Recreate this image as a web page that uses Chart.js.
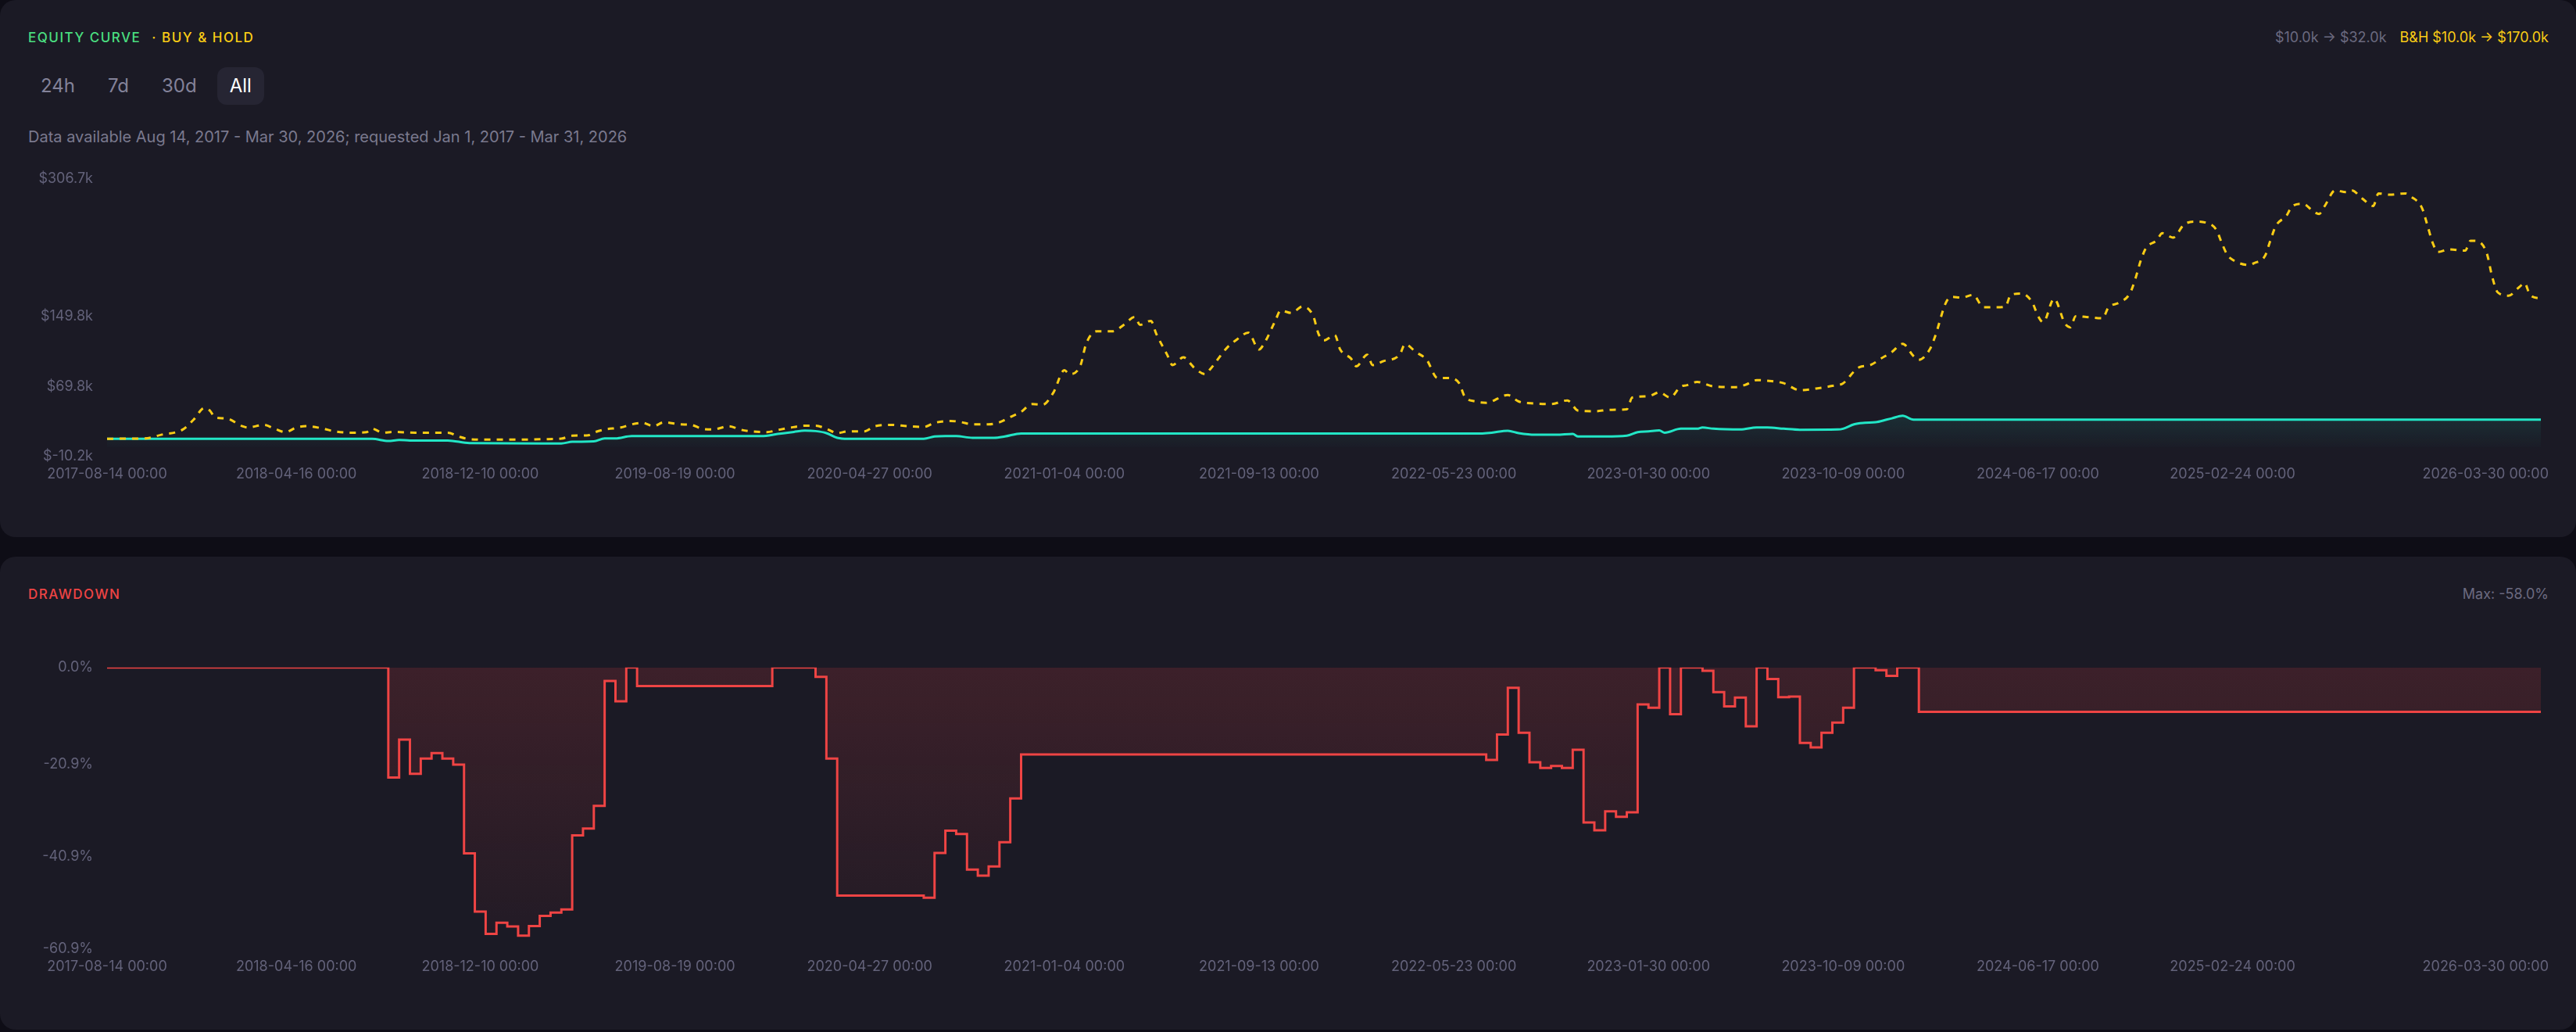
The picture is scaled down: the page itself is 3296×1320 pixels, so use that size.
<!DOCTYPE html>
<html>
<head>
<meta charset="utf-8">
<script src="https://cdn.jsdelivr.net/npm/chart.js@4.4.1/dist/chart.umd.min.js"></script>
<style>
html,body{margin:0;padding:0;}
body{width:3296px;height:1320px;background:#0e0d16;position:relative;overflow:hidden;font-family:Inter,'Noto Sans',sans-serif;}
.panel{position:absolute;left:0;width:3296px;background:#1b1a25;border-radius:20px;}
#p1{top:0;height:687px;}
#p2{top:712px;height:605px;}
.title{position:absolute;left:36px;top:36px;height:24px;line-height:24px;font-size:17px;font-weight:500;letter-spacing:1.5px;white-space:nowrap;}
.eq{color:#4ade80;}
.bh{color:#facc15;margin-left:14px;}
.dd{color:#ef4444;}
.hdr-right{position:absolute;right:35px;top:36px;height:24px;line-height:24px;font-size:18px;white-space:nowrap;}
.gray{color:#6b6a80;}
.yel{color:#facc15;margin-left:17px;}
.btns{position:absolute;left:36px;top:86px;display:flex;gap:10px;}
.btn{height:48px;line-height:48px;padding:0 16px;font-size:24px;color:#838299;border-radius:12px;}
.btn.active{background:#262533;color:#ffffff;}
.sub{position:absolute;left:36px;top:163px;height:24px;line-height:24px;font-size:20px;color:#7a798e;white-space:nowrap;}
.chartbox{position:absolute;left:36px;width:3224px;}
#c1box{top:200px;height:430px;}
#c2box{top:825px;height:435px;}
</style>
</head>
<body>
<div class="panel" id="p1">
  <div class="title"><span class="eq">EQUITY CURVE</span><span class="bh">· BUY &amp; HOLD</span></div>
  <div class="hdr-right"><span class="gray">$10.0k → $32.0k</span><span class="yel">B&amp;H $10.0k → $170.0k</span></div>
  <div class="btns"><div class="btn">24h</div><div class="btn">7d</div><div class="btn">30d</div><div class="btn active">All</div></div>
  <div class="sub">Data available Aug 14, 2017 - Mar 30, 2026; requested Jan 1, 2017 - Mar 31, 2026</div>
</div>
<div class="panel" id="p2">
  <div class="title"><span class="dd">DRAWDOWN</span></div>
  <div class="hdr-right"><span class="gray">Max: -58.0%</span></div>
</div>
<div class="chartbox" id="c1box"><canvas id="c1"></canvas></div>
<div class="chartbox" id="c2box"><canvas id="c2"></canvas></div>
<script>
// ---- categories: weekly candles from 2017-08-14 to 2026-03-30 ----
const startDate = '2017-08-14';
const weekCount = 451;
const labels = [];
(function(){
  const d0 = Date.UTC(2017, 7, 14);
  for (let i = 0; i < weekCount; i++) {
    const d = new Date(d0 + i * 7 * 86400000);
    const s = d.getUTCFullYear() + '-' + String(d.getUTCMonth() + 1).padStart(2, '0') + '-' + String(d.getUTCDate()).padStart(2, '0') + ' 00:00';
    labels.push(s);
  }
})();

// ---- x tick labels shown ----
const xTickLabels = ['2017-08-14 00:00','2018-04-16 00:00','2018-12-10 00:00','2019-08-19 00:00','2020-04-27 00:00','2021-01-04 00:00','2021-09-13 00:00','2022-05-23 00:00','2023-01-30 00:00','2023-10-09 00:00','2024-06-17 00:00','2025-02-24 00:00','2026-03-30 00:00'];

// ---- y ticks ----
const yTicksEquity = [-10.2, 69.8, 149.8, 306.7];   // $k
const yTicksDrawdown = [-60.9, -40.9, -20.9, 0];    // %

// ---- Buy & Hold ($k) at week index ----
const bhWeeks = [0,3,7,10,14,16,18,19,20,22,25,26,29,31,33,35,37,40,42,45,48,49,51,53,57,63,65,67,71,76,81,84,86,89,90,92,95,97,99,101,103,106,108,110,112,115,117,119,122,124,126,129,131,133,135,137,140,142,145,148,151,153,156,158,160,163,165,167,169,171,173,175,177,178,180,181,183,186,188,190,191,193,194,196,197,199,201,203,204,207,209,211,213,214,216,217,219,221,223,224,225,227,228,230,231,233,234,236,239,240,242,244,246,248,250,251,253,255,259,261,264,267,270,272,275,278,281,282,285,287,289,291,292,294,297,301,303,305,307,310,313,316,319,321,323,324,326,328,330,332,334,335,337,338,340,341,343,345,347,349,351,352,354,356,357,358,360,362,363,364,366,369,370,372,374,375,376,377,379,380,382,384,386,388,390,391,392,393,396,397,399,400,401,403,404,406,408,409,410,412,414,415,417,419,420,422,425,426,428,429,430,431,433,436,437,438,440,441,442,444,446,447,448,450];
const bhValues = [10.0,10.3,10.5,14.7,20.7,31.9,45.3,42.3,34.3,33.4,24.5,23.0,26.0,21.6,17.7,23.0,24.5,21.6,18.6,17.1,17.7,21.6,17.1,17.9,17.1,17.1,12.7,9.7,9.1,9.1,9.7,10.3,13.6,14.2,17.1,20.7,23.0,26.6,28.3,24.5,29.0,26.6,26.0,21.6,20.7,24.5,20.7,18.6,17.7,20.1,22.4,25.1,25.1,21.6,16.6,18.6,18.6,24.5,26.0,24.5,23.6,28.3,30.5,29.0,26.6,26.6,29.0,34.9,40.8,49.7,49.1,63.1,88.3,83.9,94.2,118.0,132.8,132.8,140.2,149.1,140.2,144.7,129.8,106.1,94.2,103.1,91.3,83.9,89.8,113.5,123.9,131.3,112.0,119.5,144.7,156.5,153.6,161.0,150.6,129.8,122.4,128.4,112.0,101.7,92.8,106.1,94.2,98.7,106.1,118.0,109.1,100.2,79.4,79.4,73.5,58.6,52.7,51.2,60.1,52.7,50.4,49.7,53.9,42.3,41.5,43.2,43.8,57.2,58.6,63.1,57.2,69.9,71.1,75.0,69.9,69.0,71.9,77.0,76.4,73.5,65.5,67.5,70.5,73.5,86.8,91.9,94.2,101.7,109.1,118.6,104.6,100.2,112.0,126.9,165.4,172.0,171.2,174.3,160.1,160.1,161.0,174.3,175.8,165.4,150.6,143.2,169.9,141.8,137.3,150.0,149.1,147.6,159.6,165.4,175.8,192.1,213.0,227.8,236.6,244.7,239.7,254.4,258.0,256.9,248.6,233.7,220.3,214.4,208.5,210.6,218.8,236.6,253.0,264.9,275.3,278.2,269.3,266.7,275.3,293.6,291.5,293.6,284.2,275.8,290.1,288.6,290.1,286.5,273.8,254.4,233.7,223.3,226.3,224.8,236.1,236.0,221.9,195.2,177.4,173.4,183.2,187.7,174.3,170.0];

// ---- Strategy equity ($k) at week index ----
const eqWeeks = [0,49,52,54,56,63,67,84,86,90,92,94,97,121,124,127,129,131,133,135,137,151,153,155,157,160,164,166,169,254,256,259,261,264,268,271,272,277,281,283,285,287,288,291,294,295,297,302,305,307,310,313,320,321,323,325,327,329,330,332,334,450];
const eqValues = [10.0,10.0,7.6,8.7,8.2,8.2,5.2,4.8,6.7,7.1,10.5,10.5,13.2,13.2,15.6,18.0,19.4,18.9,16.6,11.2,10.0,10.2,12.7,13.2,13.2,11.2,11.2,12.7,16.2,16.2,17.1,19.2,16.6,14.7,14.7,15.6,12.7,12.7,13.6,17.7,18.6,19.6,17.1,21.6,21.6,23.0,21.6,20.7,23.0,23.0,21.6,20.4,20.7,21.6,26.6,28.3,29.0,31.9,33.4,36.4,32.0,32.0];

// ---- Drawdown (%) at week index, stepped ----
const ddWeeks = [0,52,54,56,58,60,62,64,66,68,70,72,74,76,78,80,82,84,86,88,90,92,94,96,98,123,131,133,135,151,153,155,157,159,161,163,165,167,169,255,257,259,261,263,265,267,269,271,273,275,277,279,281,283,285,287,289,291,295,297,299,301,303,305,307,309,311,313,315,317,319,321,323,327,329,331,335,450];
const ddValues = [0,-23.8,-15.6,-23.0,-19.7,-18.5,-19.7,-21.0,-40.2,-52.8,-57.6,-55.2,-56.0,-58.0,-55.9,-53.7,-53.0,-52.3,-36.3,-34.8,-29.9,-2.9,-7.3,0,-4.0,0,-2.0,-19.7,-49.3,-49.8,-40.1,-35.3,-36.0,-43.7,-45.0,-43.0,-37.8,-28.3,-18.8,-20.0,-14.5,-4.4,-14.1,-20.5,-21.7,-21.3,-21.7,-17.8,-33.5,-35.2,-31.1,-32.3,-31.3,-8.0,-8.7,0,-10.1,0,-0.7,-5.3,-8.4,-6.5,-12.7,0,-2.5,-6.4,-6.3,-16.3,-17.3,-14.1,-11.9,-8.7,0,-0.6,-1.8,0,-9.6,-9.6];

function toPoints(weeks, values) {
  return weeks.map((w, i) => ({ x: labels[w], y: values[i] }));
}
const xTickIdx = xTickLabels.map(l => labels.indexOf(l));

const tickColor = '#63627a';
Chart.defaults.font.family = 'Inter, "Noto Sans", sans-serif';
Chart.defaults.font.size = 18;
Chart.defaults.color = tickColor;

// last x label is kept inside the plot (right aligned at the end)
const edgeLabel = {
  id: 'edgeLabel',
  beforeDraw(chart) {
    const sc = chart.scales.x;
    const items = sc.getLabelItems(chart.chartArea);
    const last = items[items.length - 1];
    if (last && !last._shifted) {
      last.options.textAlign = 'right';
      last.options.translation[0] += 10;
      last._shifted = true;
    }
  }
};

function xScale() {
  return {
    type: 'category',
    grid: { display: false, drawTicks: false },
    border: { display: false },
    ticks: { autoSkip: false, maxRotation: 0, minRotation: 0, padding: 12, color: tickColor },
    afterBuildTicks: (sc) => { sc.ticks = xTickIdx.map(i => ({ value: i })); },
    afterFit: (sc) => { sc.paddingLeft = 0; sc.paddingRight = 0; sc.height = 40; }
  };
}

function build() {
  new Chart(document.getElementById('c1'), {
    type: 'line',
    data: {
      labels: labels,
      datasets: [
        {
          label: 'Buy & Hold',
          data: toPoints(bhWeeks, bhValues),
          borderColor: '#facc15',
          borderWidth: 3,
          borderDash: [8, 8],
          pointRadius: 0,
          cubicInterpolationMode: 'monotone',
          fill: false
        },
        {
          label: 'Equity',
          data: toPoints(eqWeeks, eqValues),
          borderColor: '#22e6c6',
          borderWidth: 3,
          pointRadius: 0,
          cubicInterpolationMode: 'monotone',
          fill: 'origin',
          backgroundColor: (ctx) => {
            const chart = ctx.chart;
            if (!chart.chartArea) return 'rgba(34,230,198,0.08)';
            const y = chart.scales.y;
            const g = chart.ctx.createLinearGradient(0, y.getPixelForValue(36), 0, y.getPixelForValue(0));
            g.addColorStop(0, 'rgba(34,230,198,0.10)');
            g.addColorStop(1, 'rgba(34,230,198,0.01)');
            return g;
          }
        }
      ]
    },
    options: {
      responsive: true,
      maintainAspectRatio: false,
      animation: false,
      layout: { padding: { top: 28, right: 9, bottom: 6, left: 0 } },
      plugins: { legend: { display: false }, tooltip: { enabled: false } },
      scales: {
        x: xScale(),
        y: {
          min: -10.2, max: 306.7,
          grid: { display: false, drawTicks: false },
          border: { display: false },
          ticks: { padding: 18, color: tickColor, callback: (v) => '$' + Number(v).toFixed(1) + 'k' },
          afterBuildTicks: (sc) => { sc.ticks = yTicksEquity.map(v => ({ value: v })); },
          afterFit: (sc) => { sc.width = 101; }
        }
      }
    },
    plugins: [edgeLabel]
  });

  new Chart(document.getElementById('c2'), {
    type: 'line',
    data: {
      labels: labels,
      datasets: [
        {
          label: 'Drawdown',
          data: toPoints(ddWeeks, ddValues),
          borderColor: '#ef4444',
          borderWidth: 3,
          pointRadius: 0,
          stepped: true,
          fill: 'origin',
          backgroundColor: (ctx) => {
            const chart = ctx.chart;
            if (!chart.chartArea) return 'rgba(239,68,68,0.1)';
            const y = chart.scales.y;
            const g = chart.ctx.createLinearGradient(0, y.getPixelForValue(0), 0, y.getPixelForValue(-60.9));
            g.addColorStop(0, 'rgba(239,68,68,0.16)');
            g.addColorStop(1, 'rgba(239,68,68,0.03)');
            return g;
          }
        }
      ]
    },
    options: {
      responsive: true,
      maintainAspectRatio: false,
      animation: false,
      layout: { padding: { top: 28.4, right: 9, bottom: 6, left: 0 } },
      plugins: { legend: { display: false }, tooltip: { enabled: false } },
      scales: {
        x: xScale(),
        y: {
          min: -60.9, max: 0,
          grid: { display: false, drawTicks: false },
          border: { display: false },
          ticks: { padding: 18, color: tickColor, callback: (v) => Number(v).toFixed(1) + '%' },
          afterBuildTicks: (sc) => { sc.ticks = yTicksDrawdown.map(v => ({ value: v })); },
          afterFit: (sc) => { sc.width = 101; }
        }
      }
    },
    plugins: [edgeLabel]
  });
}

if (document.fonts && document.fonts.ready) { document.fonts.ready.then(build); } else { build(); }
</script>
</body>
</html>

☆ ☆ ☆ ☆ ☆ ☆ ☆

Leave out every line without the string "page" and copy the rest.

_Solution to this problem_
Recreate this image as a web page that uses Chart.js.
The picture is scaled down: the page itself is 3296×1320 pixels, so use that size.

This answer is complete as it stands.